§ **Exercise objective**
Locate and copy all lines bearing the word "this".

** START **

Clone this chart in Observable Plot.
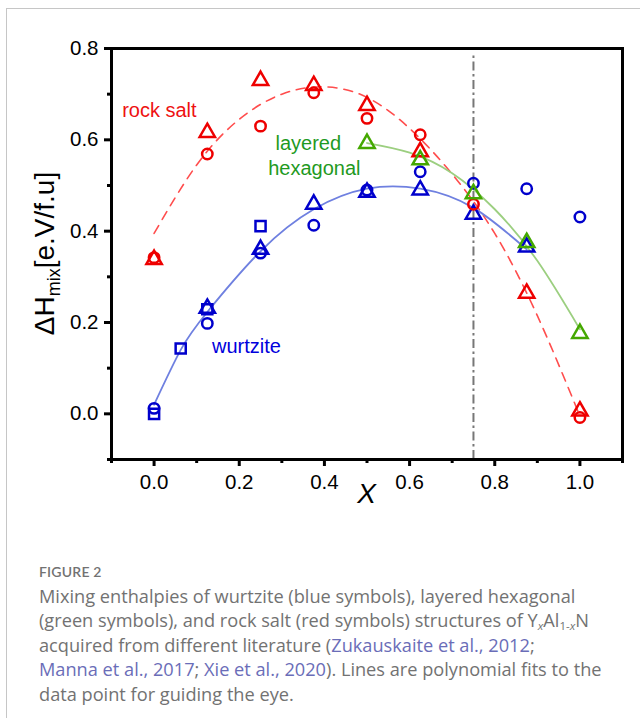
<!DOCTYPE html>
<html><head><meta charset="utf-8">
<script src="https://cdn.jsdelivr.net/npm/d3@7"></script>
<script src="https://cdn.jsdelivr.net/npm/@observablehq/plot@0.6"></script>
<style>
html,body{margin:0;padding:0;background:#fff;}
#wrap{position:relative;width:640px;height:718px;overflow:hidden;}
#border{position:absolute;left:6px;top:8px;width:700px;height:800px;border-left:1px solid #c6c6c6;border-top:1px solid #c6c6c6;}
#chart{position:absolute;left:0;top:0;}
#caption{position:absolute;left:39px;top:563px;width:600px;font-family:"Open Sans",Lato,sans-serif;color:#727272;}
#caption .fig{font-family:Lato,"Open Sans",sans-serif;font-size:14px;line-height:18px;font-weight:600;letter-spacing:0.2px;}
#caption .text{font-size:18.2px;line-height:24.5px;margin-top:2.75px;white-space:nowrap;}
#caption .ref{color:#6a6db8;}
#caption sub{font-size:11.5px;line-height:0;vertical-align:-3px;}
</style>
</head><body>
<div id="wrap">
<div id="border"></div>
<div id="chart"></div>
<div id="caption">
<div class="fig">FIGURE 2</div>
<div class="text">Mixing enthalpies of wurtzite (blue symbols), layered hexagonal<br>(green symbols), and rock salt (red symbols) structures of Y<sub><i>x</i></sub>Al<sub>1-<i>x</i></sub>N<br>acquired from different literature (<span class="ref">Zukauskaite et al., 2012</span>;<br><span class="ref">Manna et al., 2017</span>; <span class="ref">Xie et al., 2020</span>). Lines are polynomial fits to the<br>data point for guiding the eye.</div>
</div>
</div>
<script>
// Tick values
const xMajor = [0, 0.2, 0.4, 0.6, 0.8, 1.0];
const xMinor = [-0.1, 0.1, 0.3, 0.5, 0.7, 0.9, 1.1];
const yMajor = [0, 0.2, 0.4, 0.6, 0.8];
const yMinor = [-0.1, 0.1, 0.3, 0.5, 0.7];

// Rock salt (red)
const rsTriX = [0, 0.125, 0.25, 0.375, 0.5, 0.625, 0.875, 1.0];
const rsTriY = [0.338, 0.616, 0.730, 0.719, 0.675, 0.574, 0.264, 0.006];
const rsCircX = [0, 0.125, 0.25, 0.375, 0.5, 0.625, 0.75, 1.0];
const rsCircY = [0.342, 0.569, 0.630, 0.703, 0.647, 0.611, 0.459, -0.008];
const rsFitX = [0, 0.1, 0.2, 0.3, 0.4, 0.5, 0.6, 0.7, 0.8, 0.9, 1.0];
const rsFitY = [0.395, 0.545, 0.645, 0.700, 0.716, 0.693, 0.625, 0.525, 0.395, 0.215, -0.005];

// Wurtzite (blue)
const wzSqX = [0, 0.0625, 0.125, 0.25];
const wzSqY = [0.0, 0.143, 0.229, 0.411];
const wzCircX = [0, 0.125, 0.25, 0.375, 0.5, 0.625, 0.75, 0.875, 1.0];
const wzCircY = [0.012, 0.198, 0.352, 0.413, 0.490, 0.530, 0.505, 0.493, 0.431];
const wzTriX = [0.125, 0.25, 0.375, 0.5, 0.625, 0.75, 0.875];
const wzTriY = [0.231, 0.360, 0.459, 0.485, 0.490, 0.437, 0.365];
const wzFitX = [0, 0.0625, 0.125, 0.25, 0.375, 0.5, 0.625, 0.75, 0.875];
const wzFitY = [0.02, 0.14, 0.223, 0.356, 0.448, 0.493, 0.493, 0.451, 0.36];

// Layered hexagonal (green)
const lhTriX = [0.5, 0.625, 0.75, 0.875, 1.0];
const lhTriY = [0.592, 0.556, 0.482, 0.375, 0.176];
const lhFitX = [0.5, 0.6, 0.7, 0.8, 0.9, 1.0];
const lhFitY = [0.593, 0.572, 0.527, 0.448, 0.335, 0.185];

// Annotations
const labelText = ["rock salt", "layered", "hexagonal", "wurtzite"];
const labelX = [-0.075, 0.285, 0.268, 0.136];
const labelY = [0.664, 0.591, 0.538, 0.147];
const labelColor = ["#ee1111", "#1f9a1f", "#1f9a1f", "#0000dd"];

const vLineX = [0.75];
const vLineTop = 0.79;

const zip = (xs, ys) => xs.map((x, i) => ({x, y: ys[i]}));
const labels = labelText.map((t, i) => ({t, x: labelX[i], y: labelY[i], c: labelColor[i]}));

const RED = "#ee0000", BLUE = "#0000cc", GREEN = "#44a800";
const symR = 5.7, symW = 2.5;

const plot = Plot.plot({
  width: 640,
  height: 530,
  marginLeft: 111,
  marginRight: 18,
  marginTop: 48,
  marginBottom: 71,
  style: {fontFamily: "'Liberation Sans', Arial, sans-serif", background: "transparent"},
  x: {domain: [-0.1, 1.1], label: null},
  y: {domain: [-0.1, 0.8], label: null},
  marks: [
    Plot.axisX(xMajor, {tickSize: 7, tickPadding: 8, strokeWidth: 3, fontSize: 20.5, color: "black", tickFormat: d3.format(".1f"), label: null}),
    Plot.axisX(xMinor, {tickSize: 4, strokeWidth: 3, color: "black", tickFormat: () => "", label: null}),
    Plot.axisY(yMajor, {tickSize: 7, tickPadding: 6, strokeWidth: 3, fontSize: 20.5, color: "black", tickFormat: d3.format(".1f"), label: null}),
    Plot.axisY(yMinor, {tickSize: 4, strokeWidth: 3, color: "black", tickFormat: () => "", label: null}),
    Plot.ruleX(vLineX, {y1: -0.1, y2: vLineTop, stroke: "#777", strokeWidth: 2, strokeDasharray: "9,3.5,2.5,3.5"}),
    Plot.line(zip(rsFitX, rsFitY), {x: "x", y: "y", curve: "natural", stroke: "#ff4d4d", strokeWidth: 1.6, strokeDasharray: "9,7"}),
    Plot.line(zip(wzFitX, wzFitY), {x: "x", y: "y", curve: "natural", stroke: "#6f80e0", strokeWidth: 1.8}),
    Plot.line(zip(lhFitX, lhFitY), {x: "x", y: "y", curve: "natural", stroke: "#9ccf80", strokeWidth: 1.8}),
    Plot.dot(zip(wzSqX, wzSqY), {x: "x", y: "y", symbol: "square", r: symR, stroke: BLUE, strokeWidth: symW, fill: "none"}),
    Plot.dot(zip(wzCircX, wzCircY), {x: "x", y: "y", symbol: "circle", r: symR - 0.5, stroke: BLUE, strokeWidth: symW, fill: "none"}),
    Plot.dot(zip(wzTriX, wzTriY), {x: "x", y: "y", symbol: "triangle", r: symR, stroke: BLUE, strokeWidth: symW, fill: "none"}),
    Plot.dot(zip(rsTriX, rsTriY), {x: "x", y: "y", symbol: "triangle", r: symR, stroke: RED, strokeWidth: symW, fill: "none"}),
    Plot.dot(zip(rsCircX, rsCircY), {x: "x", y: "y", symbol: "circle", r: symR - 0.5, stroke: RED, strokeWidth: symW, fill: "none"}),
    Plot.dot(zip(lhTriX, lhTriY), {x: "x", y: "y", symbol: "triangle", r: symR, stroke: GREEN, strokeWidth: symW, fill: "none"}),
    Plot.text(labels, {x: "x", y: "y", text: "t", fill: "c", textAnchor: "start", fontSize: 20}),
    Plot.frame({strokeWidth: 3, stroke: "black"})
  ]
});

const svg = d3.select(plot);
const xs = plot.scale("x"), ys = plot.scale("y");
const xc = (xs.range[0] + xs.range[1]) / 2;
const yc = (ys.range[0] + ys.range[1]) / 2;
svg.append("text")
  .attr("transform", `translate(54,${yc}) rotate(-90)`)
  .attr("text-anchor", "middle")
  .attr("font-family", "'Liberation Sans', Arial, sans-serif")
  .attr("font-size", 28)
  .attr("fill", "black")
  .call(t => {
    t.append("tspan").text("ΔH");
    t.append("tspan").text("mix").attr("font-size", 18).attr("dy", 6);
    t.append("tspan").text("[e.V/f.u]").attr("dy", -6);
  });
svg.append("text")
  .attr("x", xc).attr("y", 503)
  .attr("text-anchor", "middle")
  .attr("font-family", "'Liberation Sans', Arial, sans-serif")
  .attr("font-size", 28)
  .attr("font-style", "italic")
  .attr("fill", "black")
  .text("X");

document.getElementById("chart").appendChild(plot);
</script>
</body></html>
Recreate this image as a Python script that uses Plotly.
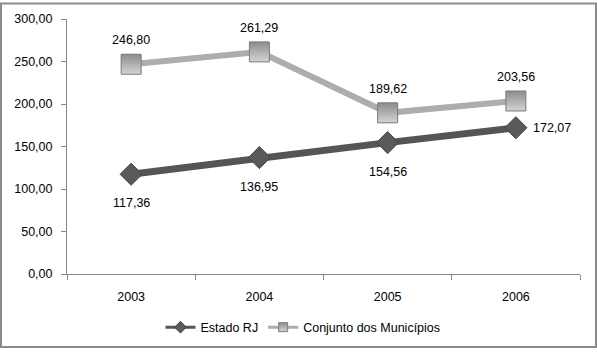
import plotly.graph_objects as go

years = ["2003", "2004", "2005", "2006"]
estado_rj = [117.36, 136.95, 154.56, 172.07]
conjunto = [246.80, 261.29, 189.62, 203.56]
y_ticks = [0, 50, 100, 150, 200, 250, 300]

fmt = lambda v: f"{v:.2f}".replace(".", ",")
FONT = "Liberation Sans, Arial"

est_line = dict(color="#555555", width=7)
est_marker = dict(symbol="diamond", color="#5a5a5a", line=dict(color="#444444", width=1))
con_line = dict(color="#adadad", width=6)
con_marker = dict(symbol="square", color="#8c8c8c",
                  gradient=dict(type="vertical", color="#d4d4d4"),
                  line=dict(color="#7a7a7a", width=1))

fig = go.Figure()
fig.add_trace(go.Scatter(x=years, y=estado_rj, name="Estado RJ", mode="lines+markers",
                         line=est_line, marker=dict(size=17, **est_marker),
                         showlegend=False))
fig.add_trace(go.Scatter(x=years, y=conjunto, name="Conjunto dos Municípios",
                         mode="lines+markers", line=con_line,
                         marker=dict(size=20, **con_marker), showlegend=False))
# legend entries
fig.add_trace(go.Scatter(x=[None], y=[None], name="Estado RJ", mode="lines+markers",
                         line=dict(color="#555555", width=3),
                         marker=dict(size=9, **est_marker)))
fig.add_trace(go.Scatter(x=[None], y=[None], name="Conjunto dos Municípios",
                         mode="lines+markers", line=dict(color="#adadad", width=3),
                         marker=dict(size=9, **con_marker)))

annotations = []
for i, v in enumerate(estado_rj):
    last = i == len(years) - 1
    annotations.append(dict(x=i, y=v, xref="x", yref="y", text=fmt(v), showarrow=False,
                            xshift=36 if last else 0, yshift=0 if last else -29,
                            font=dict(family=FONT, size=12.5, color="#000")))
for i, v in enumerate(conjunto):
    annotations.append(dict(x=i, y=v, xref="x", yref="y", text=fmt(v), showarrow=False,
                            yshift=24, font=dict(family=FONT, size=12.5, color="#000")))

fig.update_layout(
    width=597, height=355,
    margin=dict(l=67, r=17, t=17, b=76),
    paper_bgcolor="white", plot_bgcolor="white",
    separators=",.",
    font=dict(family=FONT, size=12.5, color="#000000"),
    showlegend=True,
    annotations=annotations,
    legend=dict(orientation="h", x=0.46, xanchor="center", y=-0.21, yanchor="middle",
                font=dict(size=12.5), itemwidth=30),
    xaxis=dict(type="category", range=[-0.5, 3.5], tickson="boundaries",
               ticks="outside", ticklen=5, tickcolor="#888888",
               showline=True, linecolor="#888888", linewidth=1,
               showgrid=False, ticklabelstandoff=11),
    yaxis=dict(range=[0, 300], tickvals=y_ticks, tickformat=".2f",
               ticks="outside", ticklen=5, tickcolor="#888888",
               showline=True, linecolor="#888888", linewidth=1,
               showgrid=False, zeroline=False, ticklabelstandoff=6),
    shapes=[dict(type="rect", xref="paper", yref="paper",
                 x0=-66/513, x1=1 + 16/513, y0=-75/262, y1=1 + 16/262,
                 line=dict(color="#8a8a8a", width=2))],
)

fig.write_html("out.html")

** END **

§ **Exercise response**
Clone this chart in Observable Plot.
Recreate this image as a Python script that uses Plotly.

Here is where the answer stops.